* BEGIN RECORDS PROVIDED *
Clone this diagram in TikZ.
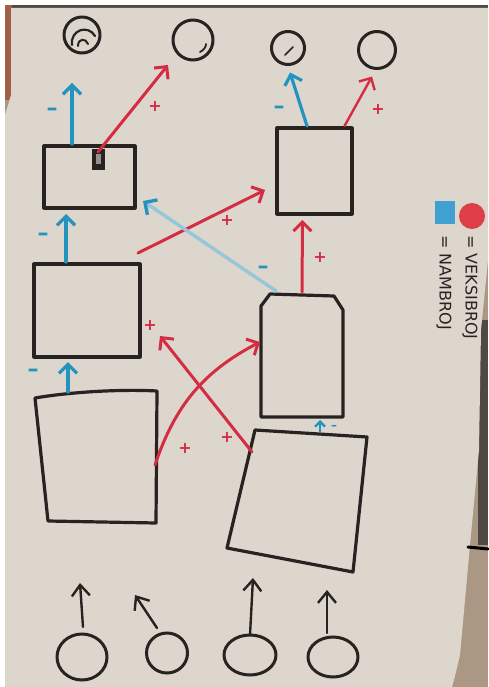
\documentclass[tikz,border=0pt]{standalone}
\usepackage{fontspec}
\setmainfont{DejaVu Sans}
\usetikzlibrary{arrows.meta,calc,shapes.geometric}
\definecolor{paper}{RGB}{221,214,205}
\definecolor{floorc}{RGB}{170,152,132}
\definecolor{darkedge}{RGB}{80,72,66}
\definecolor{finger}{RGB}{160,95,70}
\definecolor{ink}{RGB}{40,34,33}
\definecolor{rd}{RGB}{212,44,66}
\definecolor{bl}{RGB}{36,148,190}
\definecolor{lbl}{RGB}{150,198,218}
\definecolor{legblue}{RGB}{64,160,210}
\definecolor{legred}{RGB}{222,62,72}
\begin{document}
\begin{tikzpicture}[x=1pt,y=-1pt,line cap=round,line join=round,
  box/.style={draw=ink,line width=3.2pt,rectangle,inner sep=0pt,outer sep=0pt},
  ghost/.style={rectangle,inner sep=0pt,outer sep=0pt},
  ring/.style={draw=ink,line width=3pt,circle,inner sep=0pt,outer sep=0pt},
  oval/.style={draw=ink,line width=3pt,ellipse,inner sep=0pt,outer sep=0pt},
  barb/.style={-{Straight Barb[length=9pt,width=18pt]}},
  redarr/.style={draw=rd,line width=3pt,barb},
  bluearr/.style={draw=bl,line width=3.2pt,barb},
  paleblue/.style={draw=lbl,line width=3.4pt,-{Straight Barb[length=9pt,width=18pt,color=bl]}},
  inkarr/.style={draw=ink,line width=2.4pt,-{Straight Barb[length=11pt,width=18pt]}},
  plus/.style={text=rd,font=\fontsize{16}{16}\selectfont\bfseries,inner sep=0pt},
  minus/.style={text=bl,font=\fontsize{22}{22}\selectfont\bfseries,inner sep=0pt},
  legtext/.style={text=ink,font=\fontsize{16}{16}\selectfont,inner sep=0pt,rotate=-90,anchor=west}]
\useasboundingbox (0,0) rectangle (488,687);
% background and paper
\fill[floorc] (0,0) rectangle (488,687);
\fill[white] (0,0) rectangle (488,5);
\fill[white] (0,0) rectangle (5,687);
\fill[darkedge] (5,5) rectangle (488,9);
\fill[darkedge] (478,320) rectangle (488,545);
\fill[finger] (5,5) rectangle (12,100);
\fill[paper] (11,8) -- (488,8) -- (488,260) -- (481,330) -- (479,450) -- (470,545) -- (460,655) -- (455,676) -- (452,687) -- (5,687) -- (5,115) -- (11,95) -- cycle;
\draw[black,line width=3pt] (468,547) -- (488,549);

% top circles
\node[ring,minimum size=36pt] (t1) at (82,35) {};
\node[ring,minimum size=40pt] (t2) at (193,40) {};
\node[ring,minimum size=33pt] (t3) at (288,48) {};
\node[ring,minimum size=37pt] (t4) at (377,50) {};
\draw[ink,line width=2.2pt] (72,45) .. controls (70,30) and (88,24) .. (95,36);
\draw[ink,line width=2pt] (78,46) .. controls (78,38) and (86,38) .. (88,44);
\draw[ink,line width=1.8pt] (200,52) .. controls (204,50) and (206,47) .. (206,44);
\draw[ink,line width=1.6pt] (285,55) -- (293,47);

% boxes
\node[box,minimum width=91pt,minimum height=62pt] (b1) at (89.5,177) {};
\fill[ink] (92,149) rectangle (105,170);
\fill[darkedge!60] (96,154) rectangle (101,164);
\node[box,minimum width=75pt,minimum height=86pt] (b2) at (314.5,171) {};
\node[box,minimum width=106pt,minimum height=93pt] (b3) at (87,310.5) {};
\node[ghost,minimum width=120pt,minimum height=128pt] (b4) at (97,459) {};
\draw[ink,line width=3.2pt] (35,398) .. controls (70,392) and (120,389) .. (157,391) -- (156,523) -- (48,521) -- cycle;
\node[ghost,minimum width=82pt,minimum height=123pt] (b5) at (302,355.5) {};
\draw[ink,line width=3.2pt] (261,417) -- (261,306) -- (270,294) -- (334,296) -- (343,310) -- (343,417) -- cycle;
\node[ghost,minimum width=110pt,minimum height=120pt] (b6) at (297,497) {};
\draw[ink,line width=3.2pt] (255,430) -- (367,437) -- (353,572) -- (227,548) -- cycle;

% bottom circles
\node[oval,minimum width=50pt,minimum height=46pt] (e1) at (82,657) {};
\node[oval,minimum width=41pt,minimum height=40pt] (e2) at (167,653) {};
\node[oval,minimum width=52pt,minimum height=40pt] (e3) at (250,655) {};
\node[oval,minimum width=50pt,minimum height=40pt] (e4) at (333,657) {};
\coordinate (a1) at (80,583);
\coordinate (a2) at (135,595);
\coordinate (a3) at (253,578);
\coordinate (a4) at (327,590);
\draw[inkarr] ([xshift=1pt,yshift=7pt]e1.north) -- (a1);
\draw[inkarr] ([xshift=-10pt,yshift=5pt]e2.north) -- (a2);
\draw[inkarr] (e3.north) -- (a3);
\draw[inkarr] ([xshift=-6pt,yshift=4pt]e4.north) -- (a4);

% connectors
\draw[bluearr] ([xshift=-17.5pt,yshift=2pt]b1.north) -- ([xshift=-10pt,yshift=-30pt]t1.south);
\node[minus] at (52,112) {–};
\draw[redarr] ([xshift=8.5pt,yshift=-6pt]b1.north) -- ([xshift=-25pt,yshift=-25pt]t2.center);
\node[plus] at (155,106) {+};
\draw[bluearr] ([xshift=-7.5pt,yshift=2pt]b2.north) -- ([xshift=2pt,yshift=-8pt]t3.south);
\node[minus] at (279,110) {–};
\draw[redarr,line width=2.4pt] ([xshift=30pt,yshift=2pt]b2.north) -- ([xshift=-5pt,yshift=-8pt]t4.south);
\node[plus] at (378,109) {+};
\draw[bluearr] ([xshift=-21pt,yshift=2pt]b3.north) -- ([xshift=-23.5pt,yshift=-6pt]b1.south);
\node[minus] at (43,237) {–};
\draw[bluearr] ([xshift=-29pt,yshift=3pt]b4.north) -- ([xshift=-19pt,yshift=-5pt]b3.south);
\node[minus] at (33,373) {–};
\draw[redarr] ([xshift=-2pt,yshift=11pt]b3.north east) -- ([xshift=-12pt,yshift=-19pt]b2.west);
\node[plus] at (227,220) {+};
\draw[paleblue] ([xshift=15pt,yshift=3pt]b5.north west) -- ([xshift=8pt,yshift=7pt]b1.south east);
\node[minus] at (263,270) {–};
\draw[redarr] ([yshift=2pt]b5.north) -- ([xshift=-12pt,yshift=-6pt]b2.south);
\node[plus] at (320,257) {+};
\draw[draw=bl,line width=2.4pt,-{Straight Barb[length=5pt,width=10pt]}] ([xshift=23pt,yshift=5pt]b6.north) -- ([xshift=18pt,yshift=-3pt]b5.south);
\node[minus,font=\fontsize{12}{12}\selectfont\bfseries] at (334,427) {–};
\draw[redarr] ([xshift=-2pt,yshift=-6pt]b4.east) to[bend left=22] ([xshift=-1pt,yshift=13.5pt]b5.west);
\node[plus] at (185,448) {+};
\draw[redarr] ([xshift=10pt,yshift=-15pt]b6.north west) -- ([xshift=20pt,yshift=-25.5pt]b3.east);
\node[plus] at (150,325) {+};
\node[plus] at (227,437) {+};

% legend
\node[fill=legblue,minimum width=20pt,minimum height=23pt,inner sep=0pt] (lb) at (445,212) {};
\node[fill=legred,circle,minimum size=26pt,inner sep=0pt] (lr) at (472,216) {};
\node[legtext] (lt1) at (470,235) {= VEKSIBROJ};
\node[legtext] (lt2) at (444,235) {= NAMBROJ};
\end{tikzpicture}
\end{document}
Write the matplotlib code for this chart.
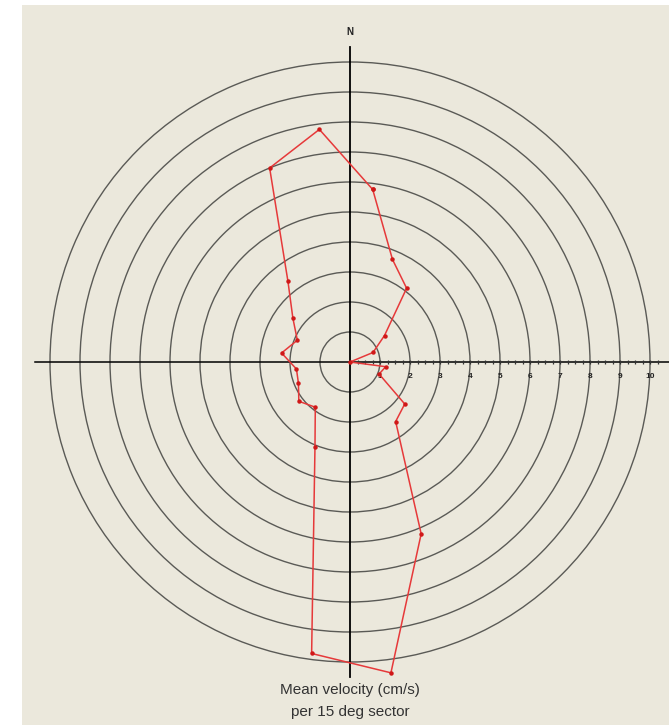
* END RECORDS PROVIDED *
**TASK INSTRUCTIONS:**
Quote every record above exactly, leaving out any pictures.

**WORKED ANSWER:**
Clone this diagram in TikZ.
\documentclass[tikz,border=0pt]{standalone}
\usepackage{fontspec}
\setmainfont{DejaVu Sans}
\usetikzlibrary{arrows.meta,calc,shapes.geometric}
\definecolor{paper}{RGB}{221,214,205}
\definecolor{floorc}{RGB}{170,152,132}
\definecolor{darkedge}{RGB}{80,72,66}
\definecolor{finger}{RGB}{160,95,70}
\definecolor{ink}{RGB}{40,34,33}
\definecolor{rd}{RGB}{212,44,66}
\definecolor{bl}{RGB}{36,148,190}
\definecolor{lbl}{RGB}{150,198,218}
\definecolor{legblue}{RGB}{64,160,210}
\definecolor{legred}{RGB}{222,62,72}
\begin{document}
\begin{tikzpicture}[x=1pt,y=-1pt,line cap=round,line join=round,
  box/.style={draw=ink,line width=3.2pt,rectangle,inner sep=0pt,outer sep=0pt},
  ghost/.style={rectangle,inner sep=0pt,outer sep=0pt},
  ring/.style={draw=ink,line width=3pt,circle,inner sep=0pt,outer sep=0pt},
  oval/.style={draw=ink,line width=3pt,ellipse,inner sep=0pt,outer sep=0pt},
  barb/.style={-{Straight Barb[length=9pt,width=18pt]}},
  redarr/.style={draw=rd,line width=3pt,barb},
  bluearr/.style={draw=bl,line width=3.2pt,barb},
  paleblue/.style={draw=lbl,line width=3.4pt,-{Straight Barb[length=9pt,width=18pt,color=bl]}},
  inkarr/.style={draw=ink,line width=2.4pt,-{Straight Barb[length=11pt,width=18pt]}},
  plus/.style={text=rd,font=\fontsize{16}{16}\selectfont\bfseries,inner sep=0pt},
  minus/.style={text=bl,font=\fontsize{22}{22}\selectfont\bfseries,inner sep=0pt},
  legtext/.style={text=ink,font=\fontsize{16}{16}\selectfont,inner sep=0pt,rotate=-90,anchor=west}]
\useasboundingbox (0,0) rectangle (488,687);
% background and paper
\fill[floorc] (0,0) rectangle (488,687);
\fill[white] (0,0) rectangle (488,5);
\fill[white] (0,0) rectangle (5,687);
\fill[darkedge] (5,5) rectangle (488,9);
\fill[darkedge] (478,320) rectangle (488,545);
\fill[finger] (5,5) rectangle (12,100);
\fill[paper] (11,8) -- (488,8) -- (488,260) -- (481,330) -- (479,450) -- (470,545) -- (460,655) -- (455,676) -- (452,687) -- (5,687) -- (5,115) -- (11,95) -- cycle;
\draw[black,line width=3pt] (468,547) -- (488,549);

% top circles
\node[ring,minimum size=36pt] (t1) at (82,35) {};
\node[ring,minimum size=40pt] (t2) at (193,40) {};
\node[ring,minimum size=33pt] (t3) at (288,48) {};
\node[ring,minimum size=37pt] (t4) at (377,50) {};
\draw[ink,line width=2.2pt] (72,45) .. controls (70,30) and (88,24) .. (95,36);
\draw[ink,line width=2pt] (78,46) .. controls (78,38) and (86,38) .. (88,44);
\draw[ink,line width=1.8pt] (200,52) .. controls (204,50) and (206,47) .. (206,44);
\draw[ink,line width=1.6pt] (285,55) -- (293,47);

% boxes
\node[box,minimum width=91pt,minimum height=62pt] (b1) at (89.5,177) {};
\fill[ink] (92,149) rectangle (105,170);
\fill[darkedge!60] (96,154) rectangle (101,164);
\node[box,minimum width=75pt,minimum height=86pt] (b2) at (314.5,171) {};
\node[box,minimum width=106pt,minimum height=93pt] (b3) at (87,310.5) {};
\node[ghost,minimum width=120pt,minimum height=128pt] (b4) at (97,459) {};
\draw[ink,line width=3.2pt] (35,398) .. controls (70,392) and (120,389) .. (157,391) -- (156,523) -- (48,521) -- cycle;
\node[ghost,minimum width=82pt,minimum height=123pt] (b5) at (302,355.5) {};
\draw[ink,line width=3.2pt] (261,417) -- (261,306) -- (270,294) -- (334,296) -- (343,310) -- (343,417) -- cycle;
\node[ghost,minimum width=110pt,minimum height=120pt] (b6) at (297,497) {};
\draw[ink,line width=3.2pt] (255,430) -- (367,437) -- (353,572) -- (227,548) -- cycle;

% bottom circles
\node[oval,minimum width=50pt,minimum height=46pt] (e1) at (82,657) {};
\node[oval,minimum width=41pt,minimum height=40pt] (e2) at (167,653) {};
\node[oval,minimum width=52pt,minimum height=40pt] (e3) at (250,655) {};
\node[oval,minimum width=50pt,minimum height=40pt] (e4) at (333,657) {};
\coordinate (a1) at (80,583);
\coordinate (a2) at (135,595);
\coordinate (a3) at (253,578);
\coordinate (a4) at (327,590);
\draw[inkarr] ([xshift=1pt,yshift=7pt]e1.north) -- (a1);
\draw[inkarr] ([xshift=-10pt,yshift=5pt]e2.north) -- (a2);
\draw[inkarr] (e3.north) -- (a3);
\draw[inkarr] ([xshift=-6pt,yshift=4pt]e4.north) -- (a4);

% connectors
\draw[bluearr] ([xshift=-17.5pt,yshift=2pt]b1.north) -- ([xshift=-10pt,yshift=-30pt]t1.south);
\node[minus] at (52,112) {–};
\draw[redarr] ([xshift=8.5pt,yshift=-6pt]b1.north) -- ([xshift=-25pt,yshift=-25pt]t2.center);
\node[plus] at (155,106) {+};
\draw[bluearr] ([xshift=-7.5pt,yshift=2pt]b2.north) -- ([xshift=2pt,yshift=-8pt]t3.south);
\node[minus] at (279,110) {–};
\draw[redarr,line width=2.4pt] ([xshift=30pt,yshift=2pt]b2.north) -- ([xshift=-5pt,yshift=-8pt]t4.south);
\node[plus] at (378,109) {+};
\draw[bluearr] ([xshift=-21pt,yshift=2pt]b3.north) -- ([xshift=-23.5pt,yshift=-6pt]b1.south);
\node[minus] at (43,237) {–};
\draw[bluearr] ([xshift=-29pt,yshift=3pt]b4.north) -- ([xshift=-19pt,yshift=-5pt]b3.south);
\node[minus] at (33,373) {–};
\draw[redarr] ([xshift=-2pt,yshift=11pt]b3.north east) -- ([xshift=-12pt,yshift=-19pt]b2.west);
\node[plus] at (227,220) {+};
\draw[paleblue] ([xshift=15pt,yshift=3pt]b5.north west) -- ([xshift=8pt,yshift=7pt]b1.south east);
\node[minus] at (263,270) {–};
\draw[redarr] ([yshift=2pt]b5.north) -- ([xshift=-12pt,yshift=-6pt]b2.south);
\node[plus] at (320,257) {+};
\draw[draw=bl,line width=2.4pt,-{Straight Barb[length=5pt,width=10pt]}] ([xshift=23pt,yshift=5pt]b6.north) -- ([xshift=18pt,yshift=-3pt]b5.south);
\node[minus,font=\fontsize{12}{12}\selectfont\bfseries] at (334,427) {–};
\draw[redarr] ([xshift=-2pt,yshift=-6pt]b4.east) to[bend left=22] ([xshift=-1pt,yshift=13.5pt]b5.west);
\node[plus] at (185,448) {+};
\draw[redarr] ([xshift=10pt,yshift=-15pt]b6.north west) -- ([xshift=20pt,yshift=-25.5pt]b3.east);
\node[plus] at (150,325) {+};
\node[plus] at (227,437) {+};

% legend
\node[fill=legblue,minimum width=20pt,minimum height=23pt,inner sep=0pt] (lb) at (445,212) {};
\node[fill=legred,circle,minimum size=26pt,inner sep=0pt] (lr) at (472,216) {};
\node[legtext] (lt1) at (470,235) {= VEKSIBROJ};
\node[legtext] (lt2) at (444,235) {= NAMBROJ};
\end{tikzpicture}
\end{document}
Write the matplotlib code for this chart.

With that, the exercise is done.